Tanaman ini tumbuh di Indonesia, Thailand, Malaysia, dan Papua Nugini. Kratom memiliki nama latin Mitragyna Speciosa. Kratom juga memiliki sebutan lain di beberapa negara Asia Tenggara di antaranya ketum, kutuk, atau biak-biak di Malaysia, kratom, kadam, atau ithang di Thailand, purik atau ketum di Kalimantan Barat, kedamba atau kedemba di Kalimantan Timur, dan sapat atau sepat di Kalimantan Tengah dan Selatan.
Kratom tumbuh di daerah dengan tanah yang sedikit basah. Tanaman Kratom berbentuk pohon perdu dengan tinggi mencapai ± 15 m, dengan cabang menyebar lebih dari ± 4,5 m, memiliki batang yang lurus dan bercabang, memiliki bunga kuning dan berkelompok berbentuk bulat. Daun kratom berwarna hijau gelap dang mengkilap, halus, dan berbentuk bulat telur melancip. Daun dapat tumbuh sepanjang lebih dari 18 cm dan lebar 10 cm.
Di Indonesia, Kratom menjadi tanaman endemik yang tumbuh di sejumlah wilayah di Kalimantan. Masyarakat telah memanfaatkan Kratom selama berabad-abad sebagai obat alami untuk mengatasi berbagai masalah kesehatan. Manfaat kesehatan inilah yang menjadikan Kratom di Kalimantan banyak diekspor ke negara-negara Amerika Serikat dan Eropa. Tidak mengherankan jika Kratom dianggap sebagai komoditas ekspor yang menjanjikan di Kalimantan.

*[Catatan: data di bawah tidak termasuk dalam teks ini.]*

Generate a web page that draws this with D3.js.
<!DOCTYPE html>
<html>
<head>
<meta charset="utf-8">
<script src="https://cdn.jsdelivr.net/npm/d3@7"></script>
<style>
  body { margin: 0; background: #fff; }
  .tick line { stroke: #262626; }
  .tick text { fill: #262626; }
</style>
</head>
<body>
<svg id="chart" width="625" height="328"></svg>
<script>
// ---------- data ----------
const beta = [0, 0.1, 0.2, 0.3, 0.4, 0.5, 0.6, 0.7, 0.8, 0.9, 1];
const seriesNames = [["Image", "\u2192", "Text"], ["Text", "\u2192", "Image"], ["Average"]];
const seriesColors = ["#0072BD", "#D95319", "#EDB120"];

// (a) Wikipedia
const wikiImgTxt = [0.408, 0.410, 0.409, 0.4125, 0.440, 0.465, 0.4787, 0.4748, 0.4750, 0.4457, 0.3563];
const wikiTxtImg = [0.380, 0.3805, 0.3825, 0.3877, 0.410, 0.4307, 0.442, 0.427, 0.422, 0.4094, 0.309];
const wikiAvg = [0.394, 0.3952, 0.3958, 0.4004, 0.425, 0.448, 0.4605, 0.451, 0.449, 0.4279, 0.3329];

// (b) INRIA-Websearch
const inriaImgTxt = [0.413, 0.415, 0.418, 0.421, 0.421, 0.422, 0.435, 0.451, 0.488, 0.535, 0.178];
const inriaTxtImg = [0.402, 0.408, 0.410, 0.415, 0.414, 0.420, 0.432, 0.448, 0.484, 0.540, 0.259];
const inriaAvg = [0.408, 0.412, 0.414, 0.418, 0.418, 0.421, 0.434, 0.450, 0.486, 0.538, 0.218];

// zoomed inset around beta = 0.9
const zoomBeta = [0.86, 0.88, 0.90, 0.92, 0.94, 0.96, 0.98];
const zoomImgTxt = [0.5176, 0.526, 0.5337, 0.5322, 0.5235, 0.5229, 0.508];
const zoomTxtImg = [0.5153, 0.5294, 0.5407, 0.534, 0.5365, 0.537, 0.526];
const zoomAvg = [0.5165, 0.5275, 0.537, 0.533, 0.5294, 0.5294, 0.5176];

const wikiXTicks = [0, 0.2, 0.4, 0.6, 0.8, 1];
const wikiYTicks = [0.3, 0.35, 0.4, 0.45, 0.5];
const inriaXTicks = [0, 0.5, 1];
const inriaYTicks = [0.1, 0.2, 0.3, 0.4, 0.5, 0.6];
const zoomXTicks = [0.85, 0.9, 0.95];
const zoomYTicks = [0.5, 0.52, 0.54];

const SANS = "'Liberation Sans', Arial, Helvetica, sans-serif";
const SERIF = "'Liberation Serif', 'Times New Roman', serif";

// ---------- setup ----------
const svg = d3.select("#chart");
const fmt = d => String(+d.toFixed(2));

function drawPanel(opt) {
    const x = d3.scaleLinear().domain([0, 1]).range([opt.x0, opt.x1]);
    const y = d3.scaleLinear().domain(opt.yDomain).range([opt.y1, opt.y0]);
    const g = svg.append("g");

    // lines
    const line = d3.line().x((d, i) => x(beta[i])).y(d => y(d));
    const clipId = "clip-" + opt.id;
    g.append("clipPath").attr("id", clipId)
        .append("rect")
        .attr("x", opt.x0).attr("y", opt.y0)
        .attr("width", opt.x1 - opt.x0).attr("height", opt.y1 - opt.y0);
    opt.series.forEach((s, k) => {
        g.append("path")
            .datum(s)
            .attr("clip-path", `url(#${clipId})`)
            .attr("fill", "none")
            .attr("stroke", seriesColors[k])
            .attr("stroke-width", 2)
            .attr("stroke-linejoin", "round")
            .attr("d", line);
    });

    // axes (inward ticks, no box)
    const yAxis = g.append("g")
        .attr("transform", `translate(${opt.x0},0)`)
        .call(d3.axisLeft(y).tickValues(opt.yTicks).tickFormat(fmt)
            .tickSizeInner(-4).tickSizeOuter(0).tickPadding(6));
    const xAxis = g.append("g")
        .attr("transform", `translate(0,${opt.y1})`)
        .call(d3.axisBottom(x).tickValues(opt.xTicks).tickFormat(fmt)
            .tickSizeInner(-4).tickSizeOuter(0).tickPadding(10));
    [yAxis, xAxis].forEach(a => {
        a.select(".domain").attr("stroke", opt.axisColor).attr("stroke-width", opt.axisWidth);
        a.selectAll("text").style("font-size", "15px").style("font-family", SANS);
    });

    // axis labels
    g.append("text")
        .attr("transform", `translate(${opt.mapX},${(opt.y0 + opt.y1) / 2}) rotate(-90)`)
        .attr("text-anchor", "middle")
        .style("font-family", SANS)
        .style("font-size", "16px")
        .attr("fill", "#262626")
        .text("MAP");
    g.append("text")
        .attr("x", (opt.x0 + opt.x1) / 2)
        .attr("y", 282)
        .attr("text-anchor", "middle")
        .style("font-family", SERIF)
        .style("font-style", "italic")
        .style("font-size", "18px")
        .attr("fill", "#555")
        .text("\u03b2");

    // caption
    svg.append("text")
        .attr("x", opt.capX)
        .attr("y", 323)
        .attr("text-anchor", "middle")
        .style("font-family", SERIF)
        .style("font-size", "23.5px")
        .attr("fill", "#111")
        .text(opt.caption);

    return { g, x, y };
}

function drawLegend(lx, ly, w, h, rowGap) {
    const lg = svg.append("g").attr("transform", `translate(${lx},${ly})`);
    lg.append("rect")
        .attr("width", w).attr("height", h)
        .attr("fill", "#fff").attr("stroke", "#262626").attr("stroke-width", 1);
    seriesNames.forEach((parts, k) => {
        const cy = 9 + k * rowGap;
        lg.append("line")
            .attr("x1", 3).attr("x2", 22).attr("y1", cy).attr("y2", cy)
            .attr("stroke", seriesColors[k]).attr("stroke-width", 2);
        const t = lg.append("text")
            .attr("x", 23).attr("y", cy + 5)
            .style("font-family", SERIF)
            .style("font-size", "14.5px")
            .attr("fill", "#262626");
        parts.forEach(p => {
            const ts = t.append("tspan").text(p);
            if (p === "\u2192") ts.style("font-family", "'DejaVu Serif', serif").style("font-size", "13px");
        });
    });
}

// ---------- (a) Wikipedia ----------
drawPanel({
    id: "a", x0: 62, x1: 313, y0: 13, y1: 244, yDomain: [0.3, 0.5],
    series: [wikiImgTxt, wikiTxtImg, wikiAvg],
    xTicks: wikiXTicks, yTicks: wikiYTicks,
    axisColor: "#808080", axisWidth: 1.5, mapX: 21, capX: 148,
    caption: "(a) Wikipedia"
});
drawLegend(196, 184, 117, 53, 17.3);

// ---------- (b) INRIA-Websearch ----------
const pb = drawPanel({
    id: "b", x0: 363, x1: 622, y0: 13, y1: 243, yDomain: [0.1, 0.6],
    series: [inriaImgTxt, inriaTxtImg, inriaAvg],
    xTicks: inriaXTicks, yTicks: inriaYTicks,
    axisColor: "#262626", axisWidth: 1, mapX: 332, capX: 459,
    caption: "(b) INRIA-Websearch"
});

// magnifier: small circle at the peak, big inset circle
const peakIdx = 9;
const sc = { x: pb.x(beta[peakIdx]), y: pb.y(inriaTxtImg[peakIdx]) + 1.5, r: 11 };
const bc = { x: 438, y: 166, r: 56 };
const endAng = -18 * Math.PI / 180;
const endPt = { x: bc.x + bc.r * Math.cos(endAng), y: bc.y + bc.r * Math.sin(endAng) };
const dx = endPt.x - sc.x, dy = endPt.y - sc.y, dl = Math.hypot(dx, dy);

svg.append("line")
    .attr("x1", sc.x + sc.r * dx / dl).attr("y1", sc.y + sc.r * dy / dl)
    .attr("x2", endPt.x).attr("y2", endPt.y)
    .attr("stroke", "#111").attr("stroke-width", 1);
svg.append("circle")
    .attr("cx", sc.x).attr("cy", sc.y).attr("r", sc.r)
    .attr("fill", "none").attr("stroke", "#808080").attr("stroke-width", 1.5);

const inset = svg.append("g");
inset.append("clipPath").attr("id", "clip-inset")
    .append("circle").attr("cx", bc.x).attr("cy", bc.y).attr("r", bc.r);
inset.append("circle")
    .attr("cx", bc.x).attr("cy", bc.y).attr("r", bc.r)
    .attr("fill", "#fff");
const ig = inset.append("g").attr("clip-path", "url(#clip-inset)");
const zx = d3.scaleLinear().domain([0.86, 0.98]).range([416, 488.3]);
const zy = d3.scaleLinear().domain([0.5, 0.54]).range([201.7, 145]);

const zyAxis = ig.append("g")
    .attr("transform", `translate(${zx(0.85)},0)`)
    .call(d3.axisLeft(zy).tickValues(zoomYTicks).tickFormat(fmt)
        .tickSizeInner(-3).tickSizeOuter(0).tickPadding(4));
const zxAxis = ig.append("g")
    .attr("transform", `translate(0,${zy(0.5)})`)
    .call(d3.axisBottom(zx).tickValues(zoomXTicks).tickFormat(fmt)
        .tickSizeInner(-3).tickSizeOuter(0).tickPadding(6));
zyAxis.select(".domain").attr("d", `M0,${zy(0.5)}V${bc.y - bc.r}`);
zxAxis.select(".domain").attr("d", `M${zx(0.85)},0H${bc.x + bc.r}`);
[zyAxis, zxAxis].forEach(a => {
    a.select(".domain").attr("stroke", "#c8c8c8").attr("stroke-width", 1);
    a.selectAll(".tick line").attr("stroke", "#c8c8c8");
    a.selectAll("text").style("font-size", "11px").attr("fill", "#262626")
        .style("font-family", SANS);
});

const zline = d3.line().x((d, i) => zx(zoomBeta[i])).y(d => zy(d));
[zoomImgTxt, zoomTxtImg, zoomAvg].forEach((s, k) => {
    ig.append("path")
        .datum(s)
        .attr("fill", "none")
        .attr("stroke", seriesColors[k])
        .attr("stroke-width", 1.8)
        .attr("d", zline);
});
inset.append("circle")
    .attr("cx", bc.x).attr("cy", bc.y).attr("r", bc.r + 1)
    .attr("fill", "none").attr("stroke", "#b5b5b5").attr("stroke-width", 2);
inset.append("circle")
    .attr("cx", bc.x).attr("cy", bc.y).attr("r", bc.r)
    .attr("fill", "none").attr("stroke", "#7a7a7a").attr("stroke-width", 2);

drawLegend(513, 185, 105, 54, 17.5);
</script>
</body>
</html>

Namun pengguna Kratom rupanya juga mengalami kecanduan. Efek yang dirasakan berupa perasaan relaks dan nyaman, serta euforia jika kratom digunakan dengan dosis tinggi. Efek yang ditimbulkan ini disebabkan oleh senyawa mitraginin sebagai senyawa utama yang terkandung dalam daun Kratom.

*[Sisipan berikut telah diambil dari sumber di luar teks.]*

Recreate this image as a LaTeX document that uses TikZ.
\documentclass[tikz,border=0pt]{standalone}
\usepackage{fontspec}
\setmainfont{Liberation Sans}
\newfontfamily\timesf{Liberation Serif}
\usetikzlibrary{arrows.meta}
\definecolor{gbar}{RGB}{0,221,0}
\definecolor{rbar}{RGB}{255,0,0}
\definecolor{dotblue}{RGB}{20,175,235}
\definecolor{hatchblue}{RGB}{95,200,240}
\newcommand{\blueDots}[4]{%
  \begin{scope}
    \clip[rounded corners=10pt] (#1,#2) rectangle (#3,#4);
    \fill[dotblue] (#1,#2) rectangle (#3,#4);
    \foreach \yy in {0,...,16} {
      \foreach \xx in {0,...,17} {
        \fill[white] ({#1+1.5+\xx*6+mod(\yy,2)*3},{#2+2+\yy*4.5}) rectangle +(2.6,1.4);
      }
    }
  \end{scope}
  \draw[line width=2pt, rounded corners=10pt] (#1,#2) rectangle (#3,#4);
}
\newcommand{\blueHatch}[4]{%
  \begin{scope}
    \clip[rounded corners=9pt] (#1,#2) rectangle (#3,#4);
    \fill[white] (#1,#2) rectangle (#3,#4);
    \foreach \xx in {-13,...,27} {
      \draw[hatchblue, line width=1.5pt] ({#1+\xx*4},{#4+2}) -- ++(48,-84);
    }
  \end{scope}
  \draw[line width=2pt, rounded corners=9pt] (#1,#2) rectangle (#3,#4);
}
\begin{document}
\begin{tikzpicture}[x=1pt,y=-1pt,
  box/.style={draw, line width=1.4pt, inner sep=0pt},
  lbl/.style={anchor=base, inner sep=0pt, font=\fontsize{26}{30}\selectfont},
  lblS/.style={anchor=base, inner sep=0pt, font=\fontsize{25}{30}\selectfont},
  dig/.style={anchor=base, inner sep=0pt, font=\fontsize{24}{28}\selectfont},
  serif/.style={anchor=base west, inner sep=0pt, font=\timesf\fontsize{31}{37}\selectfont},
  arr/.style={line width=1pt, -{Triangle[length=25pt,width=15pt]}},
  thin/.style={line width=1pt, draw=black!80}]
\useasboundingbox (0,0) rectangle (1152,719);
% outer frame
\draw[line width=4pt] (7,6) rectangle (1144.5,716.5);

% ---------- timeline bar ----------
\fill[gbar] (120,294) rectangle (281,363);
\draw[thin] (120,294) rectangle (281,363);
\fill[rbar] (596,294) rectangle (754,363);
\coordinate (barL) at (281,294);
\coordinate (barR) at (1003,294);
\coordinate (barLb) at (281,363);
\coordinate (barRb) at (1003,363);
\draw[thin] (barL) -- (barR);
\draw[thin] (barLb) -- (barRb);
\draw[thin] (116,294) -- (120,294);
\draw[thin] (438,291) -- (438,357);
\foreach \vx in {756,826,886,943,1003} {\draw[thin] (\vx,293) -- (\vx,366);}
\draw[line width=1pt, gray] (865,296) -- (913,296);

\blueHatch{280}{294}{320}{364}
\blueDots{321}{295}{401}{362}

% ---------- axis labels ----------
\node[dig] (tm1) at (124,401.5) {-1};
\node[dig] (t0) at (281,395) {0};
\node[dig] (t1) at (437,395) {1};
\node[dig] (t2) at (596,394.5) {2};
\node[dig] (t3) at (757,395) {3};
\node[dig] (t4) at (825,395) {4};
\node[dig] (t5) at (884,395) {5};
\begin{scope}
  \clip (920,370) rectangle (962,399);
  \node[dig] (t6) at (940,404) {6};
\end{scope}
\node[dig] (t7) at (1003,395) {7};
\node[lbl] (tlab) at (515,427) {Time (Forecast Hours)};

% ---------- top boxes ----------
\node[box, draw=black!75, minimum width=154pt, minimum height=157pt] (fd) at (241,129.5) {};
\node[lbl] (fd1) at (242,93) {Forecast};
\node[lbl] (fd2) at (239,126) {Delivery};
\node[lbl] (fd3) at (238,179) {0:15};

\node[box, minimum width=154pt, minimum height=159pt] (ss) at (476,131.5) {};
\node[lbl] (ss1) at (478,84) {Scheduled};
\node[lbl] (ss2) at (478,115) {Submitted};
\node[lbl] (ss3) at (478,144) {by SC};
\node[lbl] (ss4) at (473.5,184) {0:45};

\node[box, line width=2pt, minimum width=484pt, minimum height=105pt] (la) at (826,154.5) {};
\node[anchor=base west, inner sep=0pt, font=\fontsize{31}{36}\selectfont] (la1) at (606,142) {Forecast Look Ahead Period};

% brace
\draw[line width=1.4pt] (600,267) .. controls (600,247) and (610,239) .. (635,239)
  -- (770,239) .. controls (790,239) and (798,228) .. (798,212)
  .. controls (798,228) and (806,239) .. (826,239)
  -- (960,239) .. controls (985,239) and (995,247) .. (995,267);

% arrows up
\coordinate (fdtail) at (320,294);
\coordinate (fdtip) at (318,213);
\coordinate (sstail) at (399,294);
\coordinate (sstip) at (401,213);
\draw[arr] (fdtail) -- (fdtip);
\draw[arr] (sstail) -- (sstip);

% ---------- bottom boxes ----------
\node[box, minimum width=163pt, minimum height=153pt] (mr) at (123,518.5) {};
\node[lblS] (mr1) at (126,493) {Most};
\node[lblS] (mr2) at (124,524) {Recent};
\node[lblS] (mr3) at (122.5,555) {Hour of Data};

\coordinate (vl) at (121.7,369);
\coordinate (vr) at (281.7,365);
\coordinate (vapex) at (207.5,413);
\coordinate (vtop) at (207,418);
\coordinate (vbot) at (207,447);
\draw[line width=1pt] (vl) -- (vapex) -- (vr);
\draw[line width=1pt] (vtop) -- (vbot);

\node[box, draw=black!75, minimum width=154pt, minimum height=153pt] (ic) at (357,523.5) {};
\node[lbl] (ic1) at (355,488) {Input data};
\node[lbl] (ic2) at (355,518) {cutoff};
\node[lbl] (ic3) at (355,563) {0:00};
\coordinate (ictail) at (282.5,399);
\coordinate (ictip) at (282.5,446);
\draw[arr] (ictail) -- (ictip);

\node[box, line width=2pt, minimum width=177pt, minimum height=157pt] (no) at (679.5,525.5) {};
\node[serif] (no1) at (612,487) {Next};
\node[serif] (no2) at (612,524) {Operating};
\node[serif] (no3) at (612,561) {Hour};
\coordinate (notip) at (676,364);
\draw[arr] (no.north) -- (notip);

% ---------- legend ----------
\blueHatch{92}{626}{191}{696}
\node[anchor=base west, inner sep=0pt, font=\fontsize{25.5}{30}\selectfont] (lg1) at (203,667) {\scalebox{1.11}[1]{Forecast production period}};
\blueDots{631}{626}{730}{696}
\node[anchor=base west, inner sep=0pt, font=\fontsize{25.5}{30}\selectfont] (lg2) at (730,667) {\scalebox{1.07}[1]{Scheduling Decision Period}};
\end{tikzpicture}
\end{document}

![]() Tanaman Kratom. (Dok. Detikcom/Yudistira Imandiar) |
Di beberapa negara terjadi penyalahgunaan Kratom dimana seringkali dicampurkan dengan bahan-bahan lain yang menimbulkan efek berbahaya bagi tubuh. Efek keracunan dapat terjadi jika Kratom dicampurkan dengan obat yang bekerja pada reseptor di otak yang sama dengan stimulan dan yang memiliki efek opiat.
Campuran ini juga dapat menimbulkan efek kematian, seperti yang terjadi di Eropa (Swedia) dimana Krypton yang merupakan campuran antara kratom dan tramadol dijualbelikan secara ilegal dilaporkan menimbulkan kematian.

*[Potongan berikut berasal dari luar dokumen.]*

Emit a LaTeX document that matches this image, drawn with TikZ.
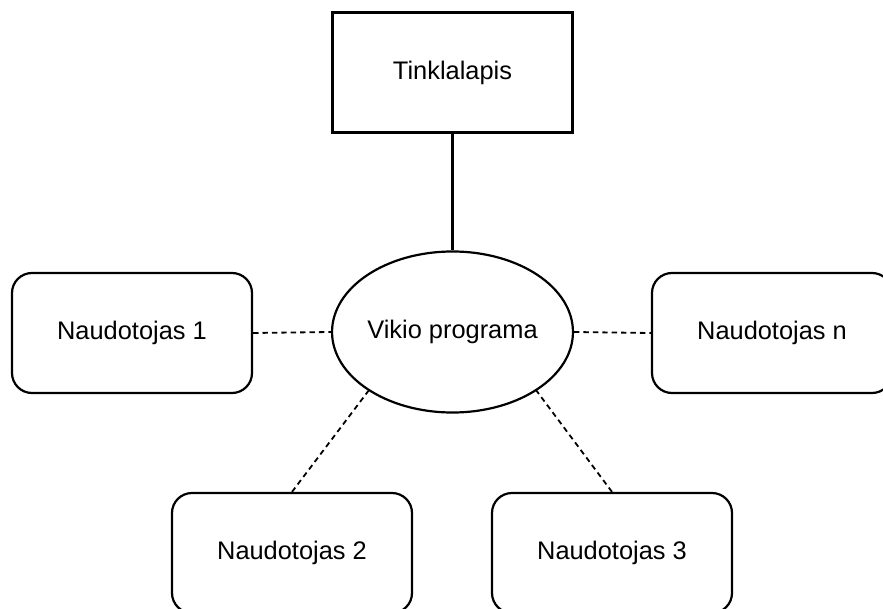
\documentclass[tikz,border=0pt]{standalone}
\usepackage{fontspec}
\setmainfont{Liberation Sans}
\usetikzlibrary{shapes.geometric}
\begin{document}
\begin{tikzpicture}[x=0.5pt,y=-0.5pt,
  every node/.style={font=\fontsize{12.7}{15}\selectfont, text=black},
  sitebox/.style={draw, line width=1.1pt, minimum width=120pt, minimum height=60pt, inner sep=0pt},
  userbox/.style={sitebox, rounded corners=10pt},
  appshape/.style={draw, ellipse, line width=1.1pt, minimum width=119.5pt, minimum height=80.5pt, inner sep=0pt},
  link/.style={line width=1.1pt},
  userlink/.style={line width=0.9pt, dash pattern=on 2.7pt off 2pt}]
  \useasboundingbox (0,0) rectangle (883,609);
  \clip (0,0) rectangle (883,609);

  % central application and the web page above it
  \node[sitebox] (web) at (452.5,72.5) {Tinklalapis};
  \node[appshape] (app) at (452.5,332) {Vikio programa};

  % users around the application
  \node[userbox] (u1) at (132,333) {Naudotojas 1};
  \node[userbox] (un) at (772,333) {Naudotojas n};
  \node[userbox] (u2) at (292,553) {Naudotojas 2};
  \node[userbox] (u3) at (612,553) {Naudotojas 3};

  % connections
  \draw[link] (web.south) -- (app.north);
  \draw[userlink] (u1.east) -- (app.west);
  \draw[userlink] (app.east) -- (un.west);
  \draw[userlink] (u2.north) -- (app.215);
  \draw[userlink] (u3.north) -- (app.325);
\end{tikzpicture}
\end{document}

Pada tahun 2013, UNODC, lembaga PBB yang menangani permasalahan narkoba, telah memasukan Kratom ke dalam NPS kategori Plant-based Substances. NPS adalah jenis zat psikoaktif baru yang ditemukan namun regulasinya belum jelas atau masih dalam proses. Dengan masuknya kratom ke dalam salah satu jenis NPS, maka penanganan penyalahgunaan kratom perlu menjadi perhatian.
BNN RI juga telah menetapkan Kratom sebagai NPS di Indonesia dan merekomendasikan Kratom untuk dimasukkan ke dalam narkotika golongan I dalam Undang Undang Nomor 35 Tahun 2009 tentang Narkotika. Penggolongan ini didasarkan pada efek kratom yang berpotensi menimbulkan ketergantungan dan sangat berbahaya bagi kesehatan. BNN sendiri mengemukakan bahwa efek kratom 13 kali lebih berbahaya dari morfin.